Articles of Organization vs. Operating Agreement
The operating agreement should not be confused with your LLC’s articles of organization. The articles of organization officially form your LLC with the state and include no information about member roles or financial interests.
Also, the articles of organization is filed with the state and part of the public record, while an operating agreement is kept in your LLC’s records and referred to as needed.
Keep Your California Operating Agreement Up to Date
It’s a good idea to review your operating agreement periodically. Circumstances change, and the safest approach is to ensure your operating agreement is fully up to date. Generally, your operating agreement will state that members have to vote to approve amendments to the operating agreement.
Don’t Skip the Operating Agreement
You’re required to have an operating agreement in California, but the wise entrepreneur would never do business without one anyway. It’s a document that could be critical to the future of your business. You may think a dispute will never arise, but times and people change. You don’t want to end up in a bitter court battle because you pushed off creating an operating agreement.

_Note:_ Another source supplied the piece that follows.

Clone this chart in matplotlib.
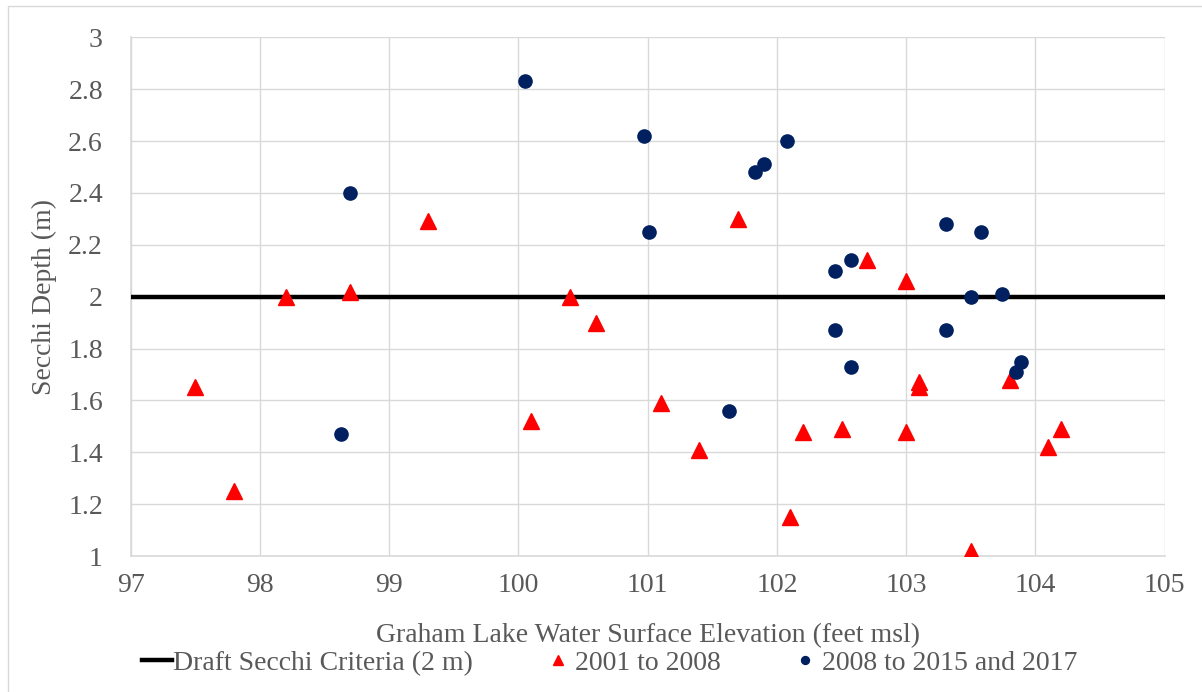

It’s a document that will protect the rights and interests of your LLC members and ensure smooth, continued operations in the event of any unexpected hurdles or pitfalls.
Does an LLC operating agreement need to be notarized in California?
No, operating agreements do not have to be notarized. They are not filed with the state, just kept in your records. They are, however, required in California.
What happens if a California LLC does not have an operating agreement?
California default rules for LLCs will apply, but in cases of dispute, the law may be vague, and your members could end up in court. Since operating agreements are required in California, legal issues are more likely to occur in these cases if you don’t have one.